While the rest of us may not feel that this class is especially unique in the history of graduations, to every graduate and their parents, this is a special year. Graduation represents a turning point in the life of students. Each graduate recognizes that this day represents their hard work, their ingenuity, their perseverance. Many acknowledge that graduation was made possible by the support of those who paid the bills, those who stuck with them through hard times, the teachers, the friends, the employers, and everyone who believed in them.
Graduation is also a milestone for parents as we experience yet another manifestation of the process of letting go that began when the infant emerged from the womb as a separate, independent human being.
We celebrate the uniqueness of every baby born, every child who ascends to the bimah in honor of becoming bar or bat mitzvah, every couple who publicly concretizes their loving partnership in the marriage ceremony, and every individual who leaves this earth. These events are essential to marking our individual identity even as they stamp us as part of a larger community through traditional rituals.
As a synagogue community, we want to honor and congratulate the students and their families who have reached this milestone. This is not an inconsequential event and the efforts that lead up to graduation are not to be minimized.

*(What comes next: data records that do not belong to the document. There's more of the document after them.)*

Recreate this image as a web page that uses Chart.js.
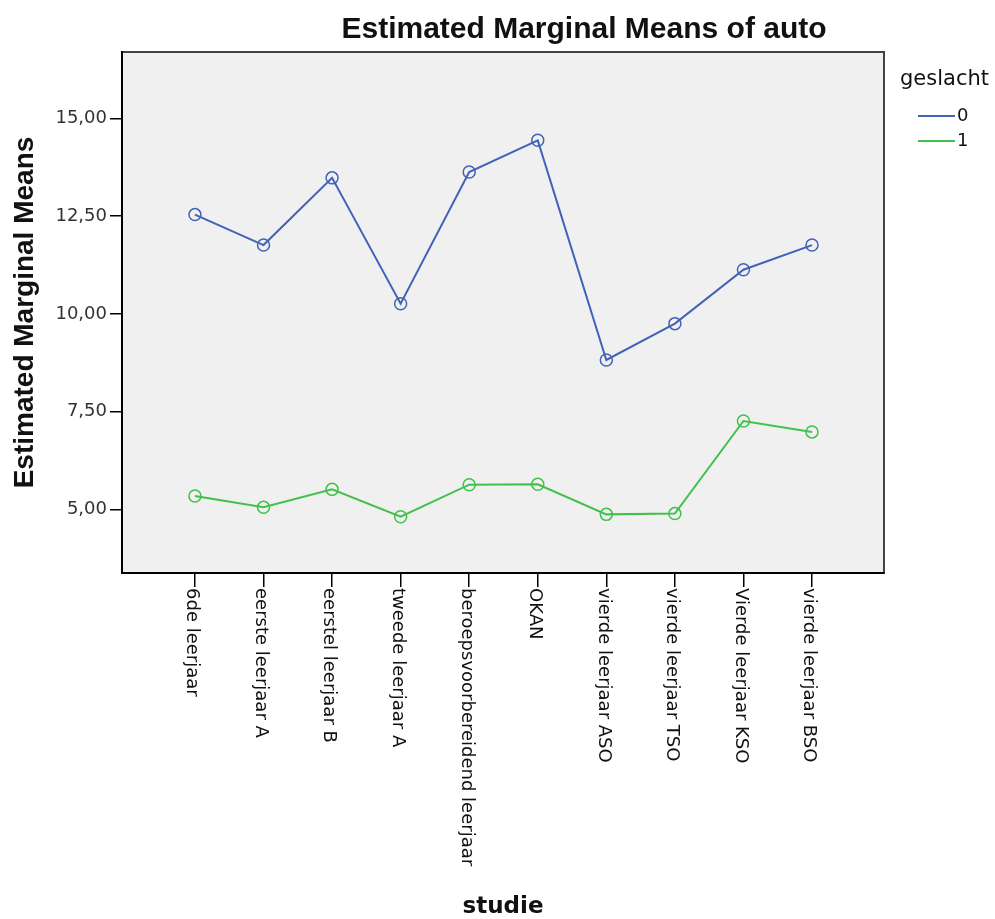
<!DOCTYPE html>
<html>
<head>
<meta charset="utf-8">
<script src="https://cdn.jsdelivr.net/npm/chart.js@4.4.1/dist/chart.umd.min.js"></script>
<style>
    html, body { margin: 0; padding: 0; background: #ffffff; }
    #wrap { width: 995px; height: 919px; }
</style>
</head>
<body>
<div id="wrap"><canvas id="emmChart" width="995" height="919"></canvas></div>
<script>
// -------- Data --------
const studieLabels = [
    '6de leerjaar',
    'eerste leerjaar A',
    'eerstel leerjaar B',
    'tweede leerjaar A',
    'beroepsvoorbereidend leerjaar',
    'OKAN',
    'vierde leerjaar ASO',
    'vierde leerjaar TSO',
    'Vierde leerjaar KSO',
    'vierde leerjaar BSO'
];

const geslacht0 = [12.54, 11.76, 13.48, 10.26, 13.63, 14.44, 8.82, 9.75, 11.13, 11.76];
const geslacht1 = [5.34, 5.05, 5.51, 4.81, 5.63, 5.64, 4.87, 4.89, 7.26, 6.98];

const seriesNames = ['0', '1'];
const yTickValues = [5, 7.5, 10, 12.5, 15];

const chartTitle = 'Estimated Marginal Means of auto';
const yTitle = 'Estimated Marginal Means';
const xTitle = 'studie';
const legendTitle = 'geslacht';


// -------- Styles --------
const blue = '#4262b8';
const green = '#41c04c';
const plotBg = '#f0f0f0';


// -------- Helpers --------
function toPoints(values) {
    return values.map((v, i) => ({ x: i, y: v }));
}

function makeDataset(label, values, color) {
    return {
        label: label,
        data: toPoints(values),
        borderColor: color,
        backgroundColor: 'rgba(0,0,0,0)',
        borderWidth: 2,
        tension: 0,
        pointStyle: 'circle',
        pointRadius: 6,
        pointBorderWidth: 1.5,
        pointBorderColor: color,
        pointBackgroundColor: 'rgba(0,0,0,0)'
    };
}


// -------- Plugins --------
const plotArea = {
    id: 'plotArea',
    beforeDraw(chart) {
        const { ctx, chartArea: a } = chart;
        ctx.save();
        ctx.fillStyle = plotBg;
        ctx.fillRect(a.left, a.top, a.right - a.left, a.bottom - a.top);
        ctx.strokeStyle = '#444';
        ctx.lineWidth = 2;
        ctx.strokeRect(a.left, a.top, a.right - a.left, a.bottom - a.top);
        ctx.restore();
    }
};

const textLayer = {
    id: 'textLayer',
    afterDraw(chart) {
        const { ctx, chartArea: a } = chart;
        const xScale = chart.scales.x;

        ctx.save();
        ctx.fillStyle = '#111';

        // category labels, rotated clockwise
        ctx.font = '18px "DejaVu Sans"';
        ctx.textAlign = 'left';
        ctx.textBaseline = 'middle';
        studieLabels.forEach((label, i) => {
            const px = xScale.getPixelForValue(i);
            ctx.save();
            ctx.translate(px, a.bottom + 15);
            ctx.rotate(Math.PI / 2);
            ctx.fillText(label, 0, 3);
            ctx.restore();
        });

        // main title
        ctx.font = 'bold 30px "Liberation Sans"';
        ctx.textAlign = 'center';
        ctx.textBaseline = 'alphabetic';
        ctx.fillText(chartTitle, 584, 38);

        // axis titles
        ctx.font = 'bold 23px "DejaVu Sans"';
        ctx.textBaseline = 'middle';
        ctx.fillText(xTitle, (a.left + a.right) / 2, 907);

        ctx.save();
        ctx.translate(25, (a.top + a.bottom) / 2);
        ctx.rotate(-Math.PI / 2);
        ctx.font = 'bold 28px "Liberation Sans"';
        ctx.fillText(yTitle, 0, 0);
        ctx.restore();

        // legend
        ctx.textAlign = 'left';
        ctx.font = '21px "DejaVu Sans"';
        ctx.textBaseline = 'alphabetic';
        ctx.fillText(legendTitle, 900, 85);

        ctx.font = '18px "DejaVu Sans"';
        ctx.textBaseline = 'middle';
        chart.data.datasets.forEach((ds, i) => {
            const y = 116 + i * 25;
            ctx.strokeStyle = ds.borderColor;
            ctx.lineWidth = 2;
            ctx.beginPath();
            ctx.moveTo(918, y);
            ctx.lineTo(955, y);
            ctx.stroke();
            ctx.fillText(ds.label, 957, y);
        });

        ctx.restore();
    }
};


// -------- Chart --------
const ctx = document.getElementById('emmChart').getContext('2d');

const chartInstance = new Chart(ctx, {

    type: 'line',

    data: {
        datasets: [
            makeDataset(seriesNames[0], geslacht0, blue),
            makeDataset(seriesNames[1], geslacht1, green)
        ]
    },

    options: {
        responsive: false,
        animation: false,
        devicePixelRatio: 1,
        layout: {
            padding: { top: 52, right: 111, left: 0, bottom: 0 }
        },
        plugins: {
            legend: { display: false },
            title: { display: false },
            tooltip: { enabled: false }
        },
        scales: {
            x: {
                type: 'linear',
                min: -1.064,
                max: 10.05,
                afterBuildTicks: (scale) => {
                    scale.ticks = studieLabels.map((l, i) => ({ value: i }));
                },
                afterFit: (scale) => {
                    scale.height = 346;
                },
                ticks: { display: false },
                grid: {
                    drawOnChartArea: false,
                    drawTicks: true,
                    tickLength: 14,
                    color: '#000',
                    lineWidth: 1.5
                },
                border: { color: '#000', width: 2 }
            },
            y: {
                min: 3.37,
                max: 16.70,
                afterBuildTicks: (scale) => {
                    scale.ticks = yTickValues.map(v => ({ value: v }));
                },
                afterFit: (scale) => {
                    scale.width = 122;
                },
                ticks: {
                    callback: (v) => Number(v).toFixed(2).replace('.', ','),
                    font: { family: 'DejaVu Sans', size: 18 },
                    color: '#333',
                    padding: 3
                },
                grid: {
                    drawOnChartArea: false,
                    drawTicks: true,
                    tickLength: 12,
                    color: '#000',
                    lineWidth: 1.5
                },
                border: { color: '#000', width: 2 }
            }
        }
    },

    plugins: [plotArea, textLayer]

});
</script>
</body>
</html>
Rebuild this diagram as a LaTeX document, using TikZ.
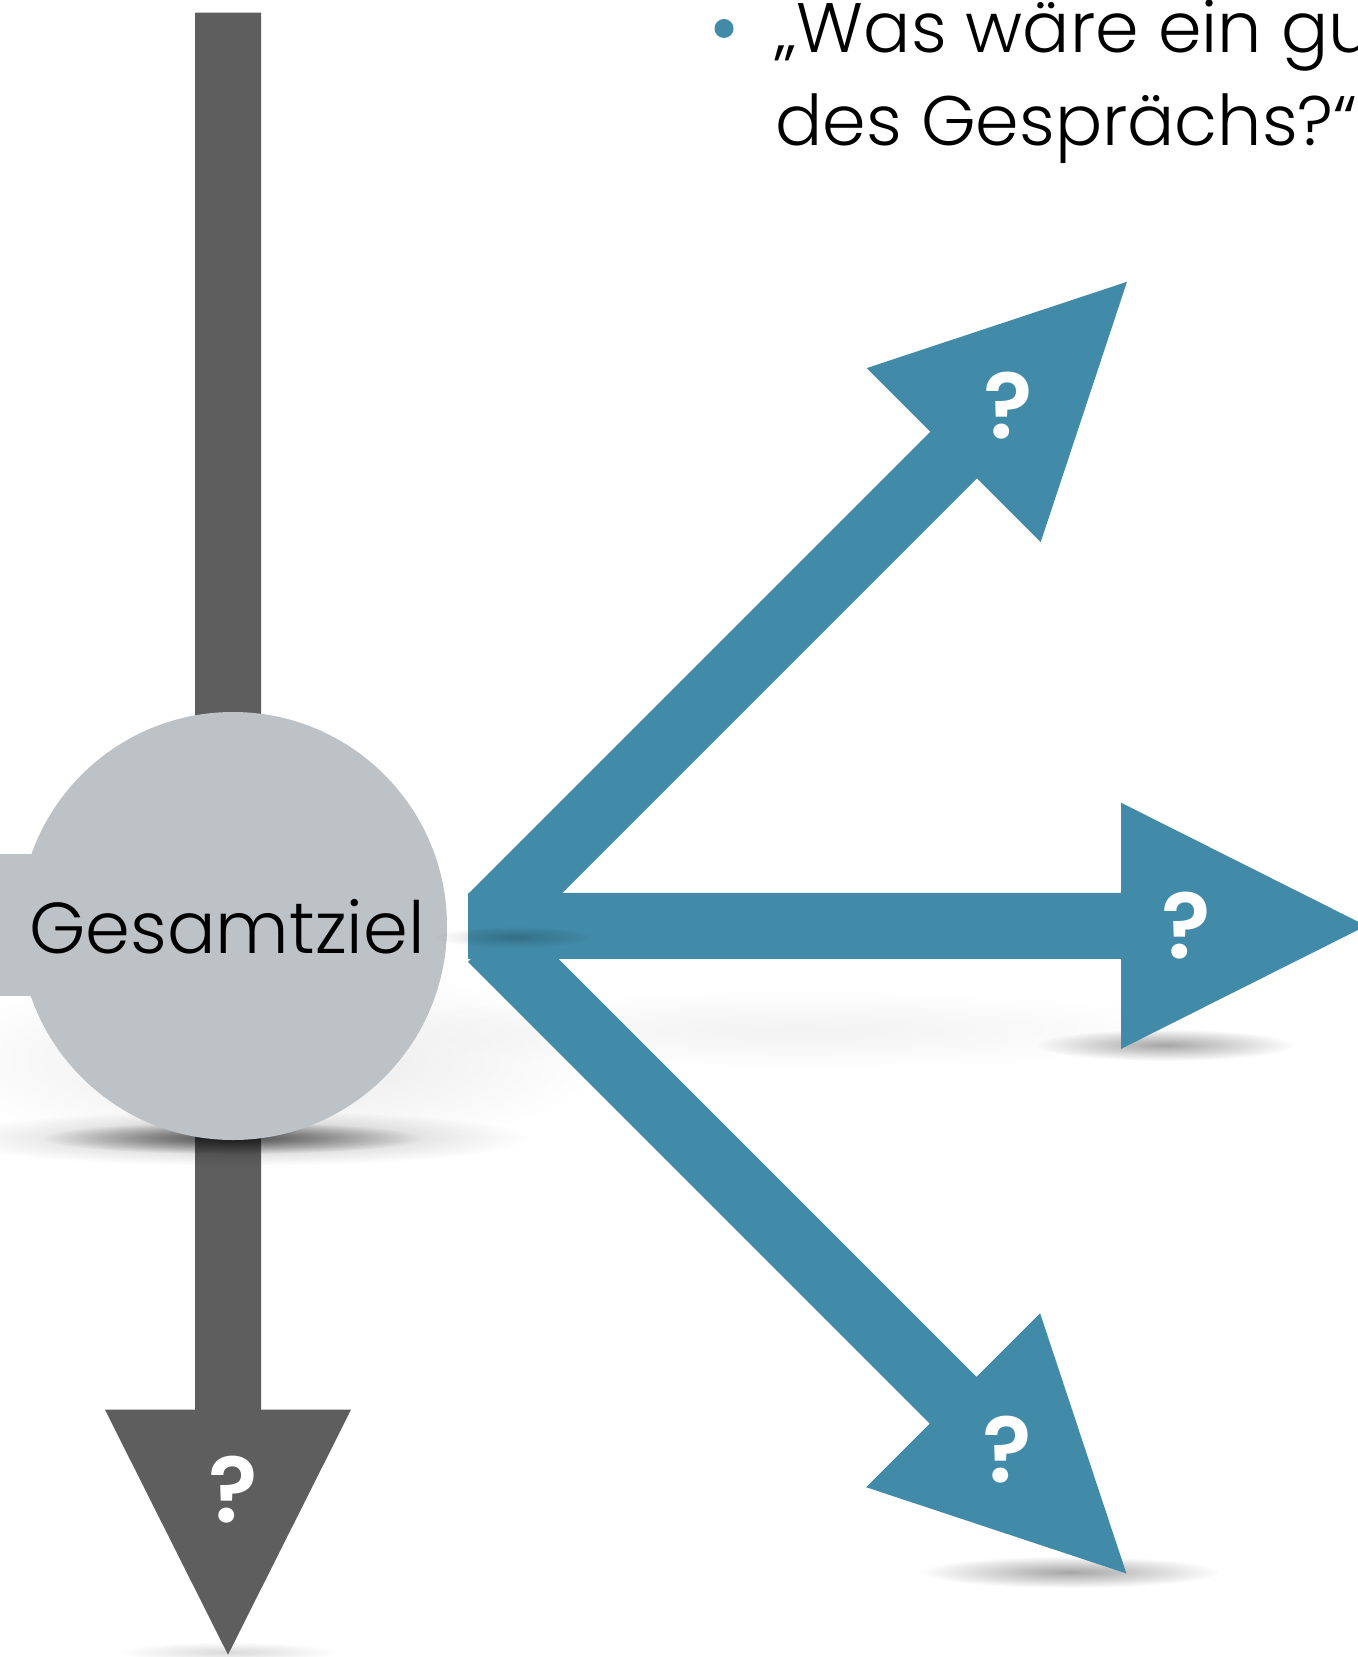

Therefore, we encourage every family anticipating an upcoming graduation from high school, college, graduate school or any other kind of certification or completion to contact the rabbi with the information about what they have completed and where they will be going (if that’s known).
I’m particularly attuned to the emotions surrounding graduation as both of our children will be receiving diplomas in the coming weeks. This Shabbat I will be in Philadelphia, celebrating our son Yonah’s graduation from Temple University on Friday. In June, Brian and I will be in Chicago, celebrating our daughter Aviva’s graduation from the University of Chicago with a master’s degree in Public Policy. We feel so blessed by our children. We are proud to watch them move on to new endeavors and thrilled to see them living their passions.
Graduation is more than the completion of a set of class requirements. It represents new-found skills, honed for hours through study and practice. It demonstrates a new level of maturity and wisdom, shaped by facing a host of emotional, intellectual, financial, and physical demands. Even when our students rise among a sea of hundreds or thousands of other graduates, their unique experience deserves recognition.
Congratulations to our graduates and to their families. We send our admiration and best wishes as you prepare for the road ahead. Hazak hazak venit-chazek—be strong and be strengthened as you reach this milestone!*
*This is the phrase the congregation recites in the synagogue when we complete one of the Five Books of the Torah.